[Source code of charts]
------------------------------
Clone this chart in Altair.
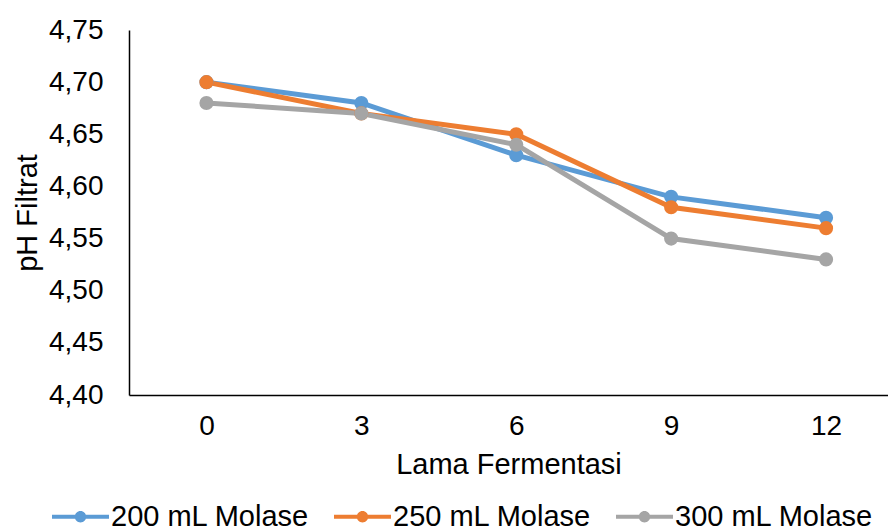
import altair as alt
import pandas as pd

waktu = [0, 3, 6, 9, 12]
seri = ["200 mL Molase", "250 mL Molase", "300 mL Molase"]
ph_200 = [4.70, 4.68, 4.63, 4.59, 4.57]
ph_250 = [4.70, 4.67, 4.65, 4.58, 4.56]
ph_300 = [4.68, 4.67, 4.64, 4.55, 4.53]
warna = ["#5B9BD5", "#ED7D31", "#A5A5A5"]
y_ticks = [4.40, 4.45, 4.50, 4.55, 4.60, 4.65, 4.70, 4.75]

rows = []
for name, vals in zip(seri, [ph_200, ph_250, ph_300]):
    for t, v in zip(waktu, vals):
        rows.append({"Lama Fermentasi": t, "pH": v, "Seri": name})
df = pd.DataFrame(rows)

FONT = "Liberation Sans"
sym = ("M-1,-0.07L1,-0.07L1,0.07L-1,0.07Z "
       "M-0.2,0A0.2,0.2 0 1 1 0.2,0A0.2,0.2 0 1 1 -0.2,0Z")

chart = alt.Chart(df).mark_line(
    strokeWidth=5,
    point=alt.OverlayMarkDef(filled=True, size=200, opacity=1),
).encode(
    x=alt.X("Lama Fermentasi:Q",
            scale=alt.Scale(domain=[-1.5, 13.2], nice=False, zero=False),
            axis=alt.Axis(values=waktu, title="Lama Fermentasi", grid=False,
                          ticks=False, tickSize=0, labelPadding=17,
                          titlePadding=10, domainColor="#000000",
                          domainWidth=1.5, labelFlush=False)),
    y=alt.Y("pH:Q",
            scale=alt.Scale(domain=[4.40, 4.75], nice=False, zero=False),
            axis=alt.Axis(values=y_ticks, title="pH Filtrat", grid=False,
                          ticks=False, tickSize=0, labelPadding=26,
                          titlePadding=6, domainColor="#000000",
                          domainWidth=1.5,
                          labelExpr="replace(format(datum.value, '.2f'), '.', ',')")),
    color=alt.Color("Seri:N", scale=alt.Scale(domain=seri, range=warna),
                    legend=alt.Legend(title=None, orient="none", direction="horizontal",
                                      legendX=-77, legendY=458,
                                      symbolType=sym, symbolSize=3249,
                                      symbolStrokeWidth=0, symbolOpacity=1,
                                      labelFontSize=29, labelFont=FONT,
                                      labelColor="#000000", labelOffset=2,
                                      labelLimit=0,
                                      columnPadding=24, padding=0)),
).properties(
    width=759, height=365,
    autosize=alt.AutoSizeParams(type="none"),
    padding={"left": 129, "top": 30, "right": 0, "bottom": 137},
).configure_view(stroke=None).configure_axis(
    labelFont=FONT, titleFont=FONT, labelFontSize=28, titleFontSize=29,
    labelColor="#000000", titleColor="#000000", titleFontWeight="normal",
)

chart.save("out.html", embed_options={"renderer": "svg", "actions": False})
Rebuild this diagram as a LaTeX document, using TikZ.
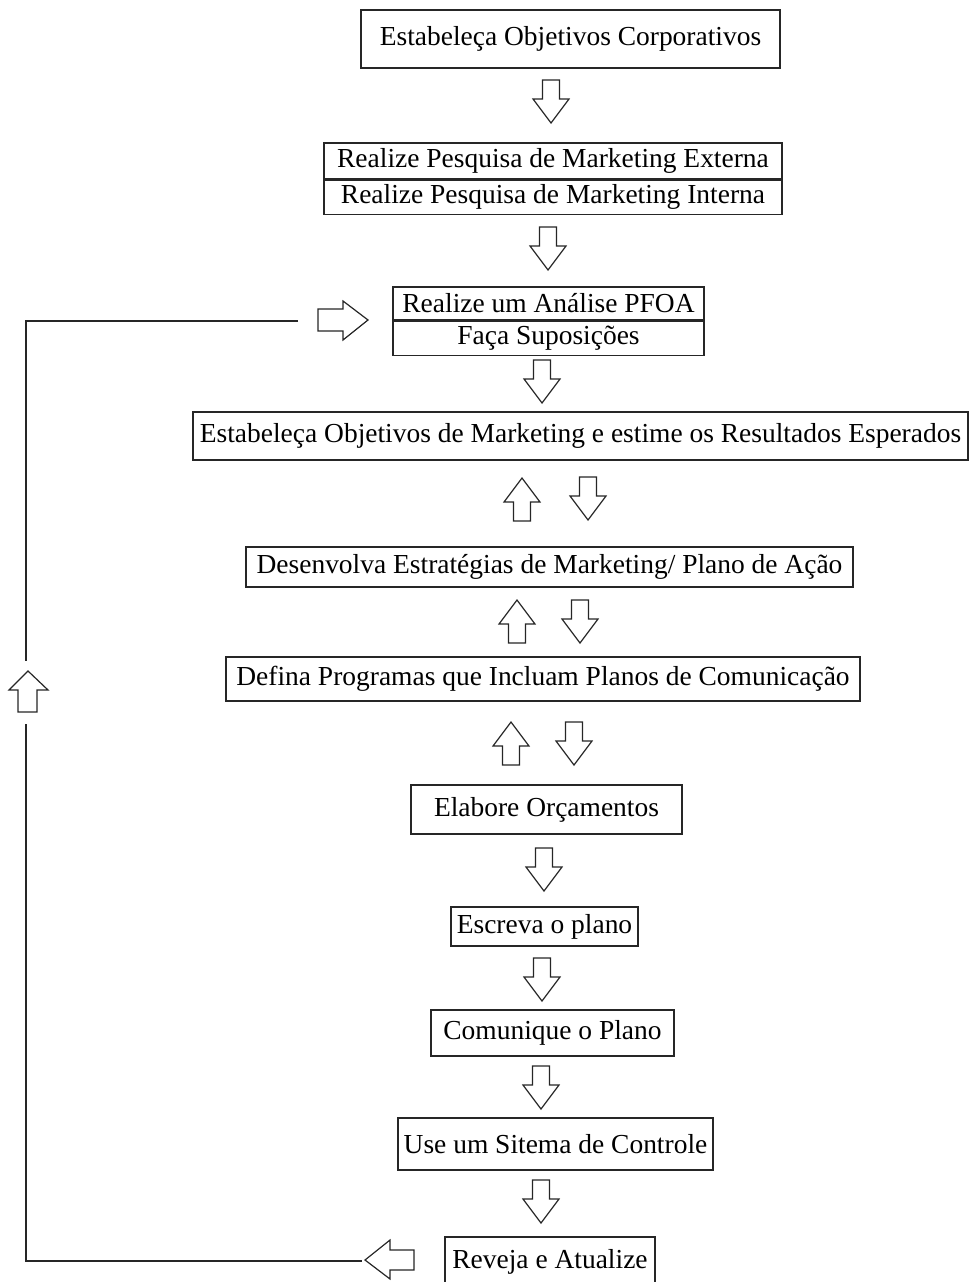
------------------------------
- TASK REQUIREMENTS -
Repeat the entries exactly. Pictures are excluded from the copy.

- SOLVED PROBLEM -
Clone this chart in Altair.
import altair as alt
import pandas as pd

waktu = [0, 3, 6, 9, 12]
seri = ["200 mL Molase", "250 mL Molase", "300 mL Molase"]
ph_200 = [4.70, 4.68, 4.63, 4.59, 4.57]
ph_250 = [4.70, 4.67, 4.65, 4.58, 4.56]
ph_300 = [4.68, 4.67, 4.64, 4.55, 4.53]
warna = ["#5B9BD5", "#ED7D31", "#A5A5A5"]
y_ticks = [4.40, 4.45, 4.50, 4.55, 4.60, 4.65, 4.70, 4.75]

rows = []
for name, vals in zip(seri, [ph_200, ph_250, ph_300]):
    for t, v in zip(waktu, vals):
        rows.append({"Lama Fermentasi": t, "pH": v, "Seri": name})
df = pd.DataFrame(rows)

FONT = "Liberation Sans"
sym = ("M-1,-0.07L1,-0.07L1,0.07L-1,0.07Z "
       "M-0.2,0A0.2,0.2 0 1 1 0.2,0A0.2,0.2 0 1 1 -0.2,0Z")

chart = alt.Chart(df).mark_line(
    strokeWidth=5,
    point=alt.OverlayMarkDef(filled=True, size=200, opacity=1),
).encode(
    x=alt.X("Lama Fermentasi:Q",
            scale=alt.Scale(domain=[-1.5, 13.2], nice=False, zero=False),
            axis=alt.Axis(values=waktu, title="Lama Fermentasi", grid=False,
                          ticks=False, tickSize=0, labelPadding=17,
                          titlePadding=10, domainColor="#000000",
                          domainWidth=1.5, labelFlush=False)),
    y=alt.Y("pH:Q",
            scale=alt.Scale(domain=[4.40, 4.75], nice=False, zero=False),
            axis=alt.Axis(values=y_ticks, title="pH Filtrat", grid=False,
                          ticks=False, tickSize=0, labelPadding=26,
                          titlePadding=6, domainColor="#000000",
                          domainWidth=1.5,
                          labelExpr="replace(format(datum.value, '.2f'), '.', ',')")),
    color=alt.Color("Seri:N", scale=alt.Scale(domain=seri, range=warna),
                    legend=alt.Legend(title=None, orient="none", direction="horizontal",
                                      legendX=-77, legendY=458,
                                      symbolType=sym, symbolSize=3249,
                                      symbolStrokeWidth=0, symbolOpacity=1,
                                      labelFontSize=29, labelFont=FONT,
                                      labelColor="#000000", labelOffset=2,
                                      labelLimit=0,
                                      columnPadding=24, padding=0)),
).properties(
    width=759, height=365,
    autosize=alt.AutoSizeParams(type="none"),
    padding={"left": 129, "top": 30, "right": 0, "bottom": 137},
).configure_view(stroke=None).configure_axis(
    labelFont=FONT, titleFont=FONT, labelFontSize=28, titleFontSize=29,
    labelColor="#000000", titleColor="#000000", titleFontWeight="normal",
)

chart.save("out.html", embed_options={"renderer": "svg", "actions": False})
Rebuild this diagram as a LaTeX document, using TikZ.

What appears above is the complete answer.